By way of a relief from the relentless and ever problematic lakes in Verulamium Park it was pleasing to see that during the summer the general housekeeping standards have continued to be high in the park. Litter was being collected daily (sometimes twice daily) and disposed of early on days following weekends and other busy times. The park management and staff deserve considerable credit for employing and motivating staff to do this often unpleasant and unrewarding work. The problem of litter left by vagrants (or worse) in the wooded area adjacent to King Harry continues to be dealt with by Cllr. Jessica Chivers and her loyal band of litter pickers, whose monthly gatherings keep this often dangerous detritus under control. Rough sleeping and a Traveller incursion were dealt with promptly by the park management and the police.
We have now gone three years and the Council has still not come up with action to resolve the problem of eutrophication of the lakes and the adverse effect on the wildlife. The Council was lucky this year that the frightful smell experienced in 2015 and 2016 was less overpowering. What indeed could be a magnificent park is still being badly let down.

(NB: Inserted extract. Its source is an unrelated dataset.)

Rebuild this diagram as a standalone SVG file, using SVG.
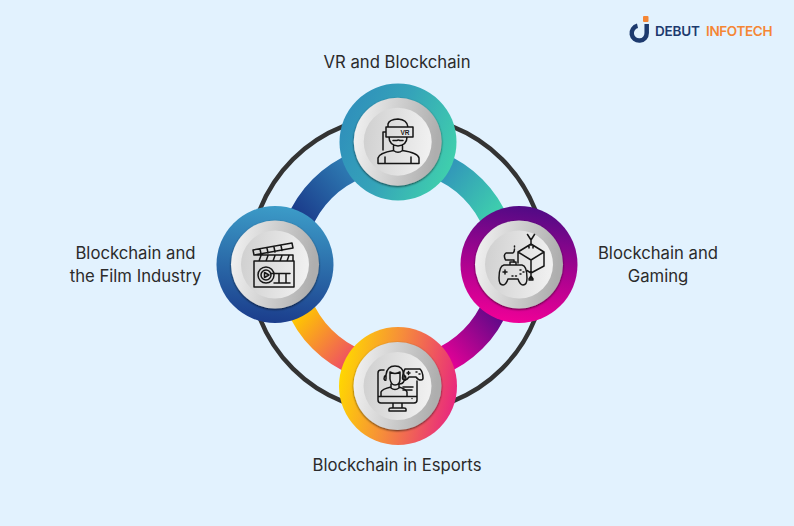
<svg xmlns="http://www.w3.org/2000/svg" width="794" height="526" viewBox="0 0 794 526">
<style>
.lb{font-family:"Inter","Open Sans",sans-serif;font-size:16.7px;fill:#2b2b2b;text-anchor:middle}
.ic{fill:none;stroke:#161616;stroke-width:1.5;stroke-linecap:round;stroke-linejoin:round}
.arc{fill:none;stroke-width:27}
.lg{font-family:"Inter","Liberation Sans",sans-serif;font-size:13.5px;font-weight:600}
</style>
<defs>
<linearGradient id="gT" x1="0" y1="0.3" x2="1" y2="0.7"><stop offset="0" stop-color="#2f8fbb"/><stop offset="0.45" stop-color="#35a3b9"/><stop offset="1" stop-color="#40d2ac"/></linearGradient>
<linearGradient id="gR" x1="0.6" y1="0" x2="0.45" y2="1"><stop offset="0" stop-color="#4f0a85"/><stop offset="0.5" stop-color="#a4038f"/><stop offset="1" stop-color="#f00097"/></linearGradient>
<linearGradient id="gL" x1="0.55" y1="0" x2="0.45" y2="1"><stop offset="0" stop-color="#3c9cc8"/><stop offset="1" stop-color="#1b3d8c"/></linearGradient>
<linearGradient id="gB" x1="0" y1="0.4" x2="1" y2="0.6"><stop offset="0" stop-color="#ffd800"/><stop offset="0.45" stop-color="#f68d3a"/><stop offset="1" stop-color="#e8267f"/></linearGradient>
<linearGradient id="aTL" gradientUnits="userSpaceOnUse" x1="298" y1="212" x2="352" y2="165"><stop offset="0" stop-color="#1b3d8c"/><stop offset="1" stop-color="#2f7fb5"/></linearGradient>
<linearGradient id="aTR" gradientUnits="userSpaceOnUse" x1="440" y1="165" x2="500" y2="212"><stop offset="0" stop-color="#3090bb"/><stop offset="1" stop-color="#3fd0ad"/></linearGradient>
<linearGradient id="aBR" gradientUnits="userSpaceOnUse" x1="500" y1="315" x2="445" y2="365"><stop offset="0" stop-color="#5c0a88"/><stop offset="1" stop-color="#ec0097"/></linearGradient>
<linearGradient id="aBL" gradientUnits="userSpaceOnUse" x1="295" y1="318" x2="350" y2="365"><stop offset="0" stop-color="#ffc800"/><stop offset="1" stop-color="#ee4a68"/></linearGradient>
<linearGradient id="sv" x1="0" y1="0" x2="1" y2="0.15"><stop offset="0" stop-color="#f4f4f4"/><stop offset="1" stop-color="#aeaeae"/></linearGradient>
<linearGradient id="dk" x1="0" y1="0" x2="1" y2="0.1"><stop offset="0" stop-color="#cfcfcf"/><stop offset="1" stop-color="#f0f0f0"/></linearGradient>
<filter id="sh" x="-20%" y="-20%" width="140%" height="140%"><feDropShadow dx="0" dy="1" stdDeviation="1.3" flood-color="#000" flood-opacity="0.65"/></filter>
<g id="disc"><circle r="44" fill="url(#sv)" filter="url(#sh)"/><circle r="34" fill="url(#dk)"/></g>
</defs>
<rect width="794" height="526" fill="#e2f2fe"/>
<g id="connectors">
<circle cx="397.500" cy="264" r="148" fill="none" stroke="#333" stroke-width="4.500"/>
<path class="arc" stroke="url(#aTL)" d="M291 264A106.500 106.500 0 0 1 397.500 157.500"/>
<path class="arc" stroke="url(#aTR)" d="M397.500 157.500A106.500 106.500 0 0 1 504 264"/>
<path class="arc" stroke="url(#aBR)" d="M504 264A106.500 106.500 0 0 1 397.500 370.500"/>
<path class="arc" stroke="url(#aBL)" d="M397.500 370.500A106.500 106.500 0 0 1 291 264"/>
</g>
<g id="node-vr">
<circle cx="398" cy="142" r="58.500" fill="url(#gT)"/>
<use href="#disc" x="397.700" y="141.700"/>
<path class="ic" d="M388 127V124Q389 119.500 398 119Q407 119.500 408 127M386 127H413V137H386ZM389 137Q389 145 398 146Q407 145 407 137M393.500 146V150.500Q398 154 402.500 150.500V146M383 132H386M383 132V150M378 163.500V158Q379 153 393.500 150.500M402.500 150.500Q418 153 419 158V163.500H378M385 163.500V157M411 163.500V157M393 140.500H397Q398 139.500 400 140.500H403"/>
<text x="405" y="134.500" font-family="Liberation Sans,sans-serif" font-size="6.500" font-weight="700" fill="#1c1c1c" text-anchor="middle">VR</text>
<text class="lb" x="397" y="68">VR and Blockchain</text>
</g>
<g id="node-gaming">
<circle cx="519" cy="264.500" r="58.500" fill="url(#gR)"/>
<use href="#disc" x="519" y="264.500"/>
<path class="ic" d="M518 263V252L531 244L544 252V266L531 273L527 270.500M518 252L531 260L544 252M531 260V273M531 244V240M527.500 234.500L531 240L534.500 234.500M529 248V245H533V248M531 273V279M529 280H533M531 276L529 279M531 276L533 279M514 262V260H505.500Q503 255 506 253H513Q514.500 252 514.500 249M514.500 247V246"/>
<path class="ic" d="M504 265H522Q527 266 527 278Q527 285 523 285Q520 285 518 279H508Q506 285 503 285Q499 285 499 278Q499 266 504 265ZM510 265V262H516V265M503 272H507M505 270V274M520 270H521M523 272H524M520 274H521M512 276H513M515.500 276H516.500"/>
<text class="lb" x="658" y="259">Blockchain and</text>
<text class="lb" x="658" y="282">Gaming</text>
</g>
<g id="node-film">
<circle cx="275" cy="264.500" r="58.500" fill="url(#gL)"/>
<use href="#disc" x="275" y="264.500"/>
<path class="ic" d="M254 261H294V287H254ZM254 255H293V261M253 250L292 243L293 248L254 255ZM260 249L261 254M267 248L268 253M274 247L275 252M281 245.500L282 250.500M261 255.500L259 261M268 255.500L266 261M275 255.500L273 261M282 255.500L280 261M289 255.500L287 261"/>
<circle class="ic" cx="266" cy="275" r="8"/><circle class="ic" cx="266" cy="275" r="5"/>
<path class="ic" d="M264.500 272.500L269 275L264.500 277.500ZM271 273.500H290M274 283H290M279 273.500V283M286 273.500V283"/>
<text class="lb" x="135.500" y="259">Blockchain and</text>
<text class="lb" x="135.500" y="282">the Film Industry</text>
</g>
<g id="node-esports">
<circle cx="398" cy="386" r="59" fill="url(#gB)"/>
<use href="#disc" x="397.500" y="386"/>
<path class="ic" d="M384 370H381Q378 370 378 373V400Q378 403 381 403H414Q417 403 417 400V381M378 396.500H417M393 403V408M402 403V408M389 411V409Q389 408 391 408H404Q406 408 406 409V411ZM381 396V392Q382 389 391 387M399 387Q406 389 407 392V396M391 384V388Q395 391 399 388V384M390 372V379Q391 385 395 385Q400 385 400 379V372Q395 375 390 372Z"/>
<path class="ic" d="M386 379V375Q387 366 395 366Q403 366 404 375V379M386 375Q384 376 384 379Q385 381 386 380M404 375Q406 376 406 379Q405 381 404 380M404 381Q403 384 399 384"/>
<path class="ic" d="M405 369H420Q423 372 423 378Q423 380 421 380Q418 380 416 377H409Q407 380 405 380Q402.500 380 402.500 378Q403 372 405 369ZM407 373H410M408.500 371.500V374.500M416 372H417M419 374H420M403 387H413M403 390H412"/>
<circle cx="412" cy="398.500" r="0.700" fill="#1c1c1c"/>
<text class="lb" x="397" y="471">Blockchain in Esports</text>
</g>
<g id="logo">
<path d="M646.700 24V33A7.500 7.500 0 1 1 637.500 25.800" fill="none" stroke="#1d3a6e" stroke-width="4.500"/>
<rect x="643" y="16" width="5.500" height="6" rx="1" fill="#f58634"/>
<text class="lg" x="655" y="35.500" fill="#1d3a6e" textLength="45" lengthAdjust="spacing">DEBUT</text>
<text class="lg" x="706" y="35.500" fill="#f58634" textLength="66.500" lengthAdjust="spacing">INFOTECH</text>
</g>
</svg>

The Society is supporting the Save Symondshyde campaign and has made a donation to their funds. They have produced a very detailed response to Welwyn Hatfield Council’s proposal to build 1130 houses in the Green Belt close to the John Bunyan (next to Symondshyde Wood). The Plan has been submitted for public examination by an independent inspector to determine whether it meets the test of soundness. This will be the last opportunity to stop the Symondshyde development and the campaign is organising professional representation at this examination. They are currently raising funds to help with this.